13 September
2012

Nick Clegg and the ‘Bigot’ Row

For many supporters of same-sex marriage (SSM) in the UK their opponents are ‘bigots’. They are entitled to their opinion but the epithet in question is, to parody Samuel Beckett, fast becoming a word in search of some meaning.

The assumption is that there are people who want something, and that there is no problem with them having it. All objections must be irrational and bigoted. Regardless of how reasonably or politely expressed the case against is put, and even in the face of simple and uncontroversial observations about bodies and human nature, it is tacitly taken for granted that the only real motivation for voicing it is a bigoted prejudice against gay people.

We have blogged before about how the source of human life in heterosexual complementarity must share in the way we value life itself. Those relationships which are ordered towards the creation of new human life — regardless of that life’s race, sex or sexual orientation — ought to be considered special. This, in fact, provides an account of the features we consider normal to marriage.
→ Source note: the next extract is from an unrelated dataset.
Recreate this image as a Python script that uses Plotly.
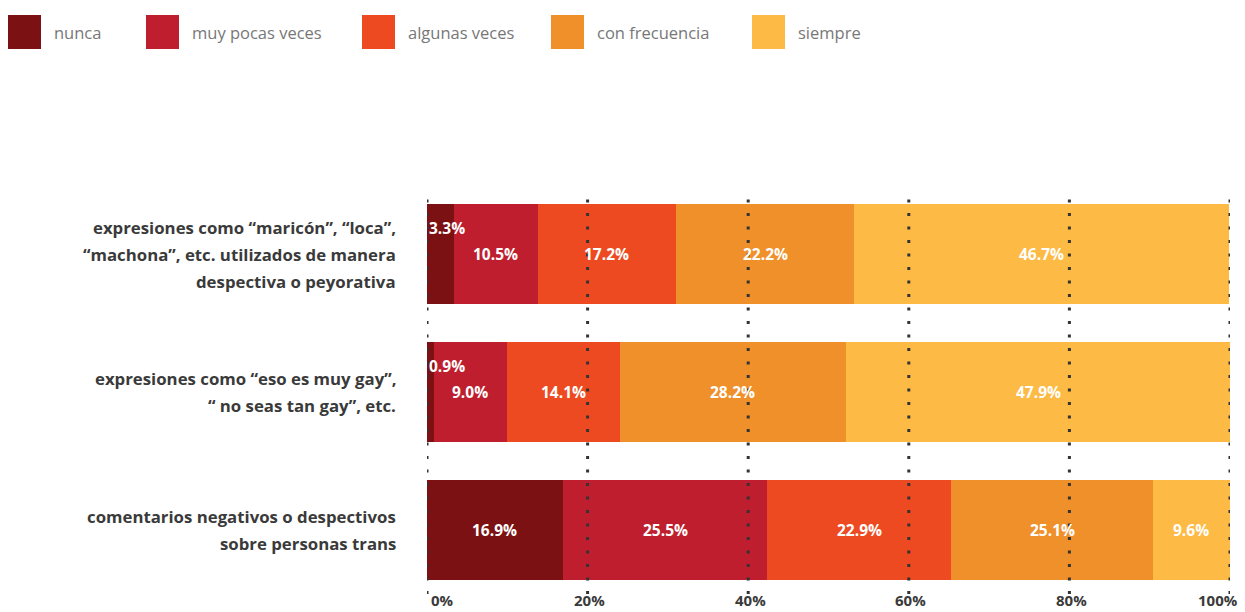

It allows for limitation of the union to just two people, something SSM would not permit, and, through its ‘till death do us part’ agreement, it promotes a stable environment for the raising of new generations.
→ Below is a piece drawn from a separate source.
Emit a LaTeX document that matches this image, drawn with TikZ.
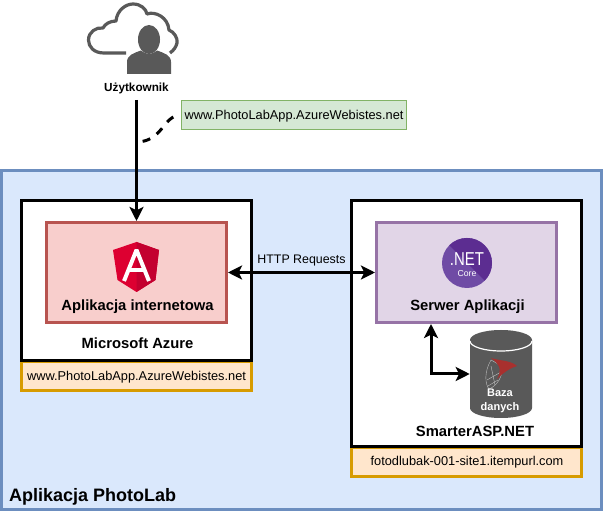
\documentclass[tikz,border=0pt]{standalone}
\usepackage{fontspec}
\setmainfont{Liberation Sans}
\usepackage{xcolor}
\usetikzlibrary{arrows.meta}
\definecolor{framefill}{HTML}{DAE8FC}
\definecolor{framedraw}{HTML}{6C8EBF}
\definecolor{pinkfill}{HTML}{F8CECC}
\definecolor{pinkdraw}{HTML}{B85450}
\definecolor{purplefill}{HTML}{E1D5E7}
\definecolor{purpledraw}{HTML}{9673A6}
\definecolor{orangefill}{HTML}{FFE6CC}
\definecolor{orangedraw}{HTML}{D79B00}
\definecolor{greenfill}{HTML}{D5E8D4}
\definecolor{greendraw}{HTML}{82B366}
\definecolor{icongray}{HTML}{595959}
\definecolor{netlight}{HTML}{6F4BA5}
\definecolor{netdark}{HTML}{5C2D91}
\definecolor{ngleft}{HTML}{DD0031}
\definecolor{ngright}{HTML}{C3002F}
\definecolor{sqlred}{HTML}{A8302E}
\tikzset{
  box/.style={draw, line width=2.25pt, minimum width=#1, inner sep=0pt},
  title/.style={font=\fontsize{11.1}{13}\selectfont\bfseries},
  small/.style={font=\fontsize{9.6}{11}\selectfont},
  link/.style={line width=2.25pt, >={Stealth[length=10.5pt,width=10.5pt,inset=2.5pt]}}
}
\begin{document}
\begin{tikzpicture}[x=0.75pt, y=-0.75pt]
            \useasboundingbox [fill=white] (0,0) rectangle (604,513);
            \node [box=450pt, draw=framedraw, fill=framefill, minimum height=254.25pt] (frame) at (301.5,340.25) {};
            \node [title, font=\fontsize{13.5}{16}\selectfont\bfseries, anchor=west] (framelabel) at (4.5,496.5) {Aplikacja PhotoLab};

            \node [box=172.5pt, draw=orangedraw, fill=orangefill, minimum height=21.75pt] (azureurl) at (136.5,376) {};
            \node [box=172.5pt, fill=white, minimum height=120pt] (azure) at (136.5,280.5) {};
            \node [box=135pt, draw=pinkdraw, fill=pinkfill, minimum height=75pt] (webapp) at (136.5,272.5) {};
            \node [small] (azureurltext) at (136.5,377) {www.PhotoLabApp.AzureWebistes.net};
            \node [title] (azuretext) at (137.5,343) {Microsoft Azure};
            \node [title] (webapptext) at (137.5,307) {Aplikacja internetowa};

            \node [box=172.5pt, draw=orangedraw, fill=orangefill, minimum height=21.75pt] (smarterurl) at (466.5,462) {};
            \node [box=172.5pt, fill=white, minimum height=184.5pt] (smarter) at (466.5,323.5) {};
            \node [box=135pt, draw=purpledraw, fill=purplefill, minimum height=75pt] (server) at (466.5,272.5) {};
            \node [small] (smarterurltext) at (467,462.5) {fotodlubak-001-site1.itempurl.com};
            \node [title] (smartertext) at (475,431.5) {SmarterASP.NET};
            \node [title] (servertext) at (467.5,307) {Serwer Aplikacji};

            \node [box=168.75pt, line width=0.75pt, draw=greendraw, fill=greenfill, minimum height=21.75pt] (address) at (294,115) {};
            \node [small] (addresstext) at (294,116.5) {www.PhotoLabApp.AzureWebistes.net};

            % user icon
            \draw [icongray, line width=2.4pt, line join=round] (126,53) -- (104,53)
                .. controls (94,53) and (88.5,47) .. (88.5,40)
                .. controls (88.5,32) and (96,27) .. (103,28)
                .. controls (105,24) and (110,21) .. (116,21)
                .. controls (117,10) and (126,4) .. (133,4)
                .. controls (141,4) and (146,9) .. (147,14)
                .. controls (155,11) and (168,17) .. (169,30)
                .. controls (174,32) and (178,38) .. (177,43)
                .. controls (176,47) and (174,50) .. (170,53);
            \fill [icongray] (149,39.5) ellipse [x radius=11, y radius=14.5];
            \fill [icongray] (127,74) -- (127,62) .. controls (127,55) and (134,53) .. (141,50.5)
                .. controls (145,55) and (153,55) .. (157,50.5)
                .. controls (164,53) and (171,55) .. (171,62) -- (171,74) -- cycle;
            \node [font=\fontsize{8.8}{10}\selectfont\bfseries] (user) at (136.5,88) {Użytkownik};

            % angular logo
            \fill [ngleft] (136.5,242) -- (159,250) -- (155.5,280) -- (136.5,292) -- (117.5,280) -- (113,250) -- cycle;
            \fill [ngright] (136.5,242) -- (159,250) -- (155.5,280) -- (136.5,292) -- cycle;
            \draw [white, line width=3pt, miter limit=1] (124,281) -- (136.5,250) -- (149,281);
            \draw [white, line width=3pt] (128,270) -- (145,270);

            % .net logo
            \fill [netlight] (467,263) circle [radius=25];
            \fill [netdark] (449.3,245.3) arc [start angle=225, end angle=405, radius=25] -- cycle;
            \node [white, inner sep=0pt, xscale=.8, transform shape, font=\fontsize{14}{15}\selectfont] (netlogo) at (467,259.5) {.NET};
            \node [white, inner sep=0pt, font=\fontsize{6.5}{7}\selectfont] (netcore) at (467,273.5) {Core};

            % database
            \node [minimum width=46.5pt, minimum height=66pt, inner sep=0pt] (db) at (501,374) {};
            \fill [icongray] (470,340) arc [start angle=180, end angle=360, x radius=31, y radius=10]
                -- (532,408) arc [start angle=0, end angle=180, x radius=31, y radius=10] -- cycle;
            \draw [white, line width=0.9pt] (470,341) arc [start angle=180, end angle=0, x radius=31, y radius=10];
            \draw [lightgray, line width=0.3pt] (491,360) .. controls (484,372) and (485,384) .. (489,389)
                .. controls (497,386) and (503,376) .. (502,368) .. controls (500,364) and (494,362) .. (491,360);
            \draw [lightgray, line width=0.3pt] (487,380) -- (501,372) (488,386) -- (498,380) (491,366) -- (495,385);
            \fill [sqlred] (491,358) .. controls (500,361) and (510,360) .. (517,366)
                .. controls (510,368) and (503,373) .. (497,379) .. controls (501,372) and (502,366) .. (491,358);
            \node [white, align=center, font=\fontsize{8.25}{10.5}\selectfont\bfseries] (dbtext) at (500,401) {Baza\\danych};

            % connectors
            \coordinate (dashend) at (136,142);
            \coordinate (elbow) at (431,374);
            \coordinate (userfoot) at (136.5,100);
            \draw [link, ->] (userfoot) -- (webapp.north);
            \draw [link, dash pattern=on 6pt off 6pt, dash phase=6pt] (address.west) .. controls (163,115) and (163,142) .. (dashend);
            \draw [link, <->] (webapp.east) -- node [above, pos=0.5, font=\fontsize{9.3}{11}\selectfont] (httplabel) {HTTP Requests} (server.west);
            \draw [link, <->] (server.south -| elbow) -- (elbow) -- (db.west);
\end{tikzpicture}
\end{document}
The contraceptive mentality long prevalent in Britain has played its role in undermining the orientation of marriage towards children. But, if we carry the implications of this through to their logical conclusion we must widen the notion of marriage to include unions of more than two people and dispense with long-term ‘till death do us part’ commitments.

These points are not shallow assertions of a bigotry that will take up any convenient stick to hit its opponents. Nor are they underpinned only by dogmas accepted by religious believers. It is, of course, possible to attack gay marriage from a standpoint only of distrust or dislike of homosexual people, but such an outlook does not vitiate a priori other genuine and weighty arguments that seek to advance and preserve the common good.

Just as human nature is not always susceptible to ‘black and white’ presentation, so too is the debate about SSM more replete with subtleties than some supporters of gay marriage are willing to accept. Nick Clegg is now seemingly aware, on second thoughts, that not all opponents of SSM are credulous and bigoted simpletons and that to suggest otherwise in public is itself too gross a manifestation of prejudice for a major public figure to contemplate. It may, of course, be widely believed by supporters of SSM, and one is not surprised that Peter Tatchell should take such a line. If, however, more weighty advocates of SSM demonstrably lack understanding and subtlety, they will lose credibility before their more astute co-campaigners.

Perhaps we might now dispense with the myth that all people think the same things for the same reasons, and proceed to civilised discussion of the issue.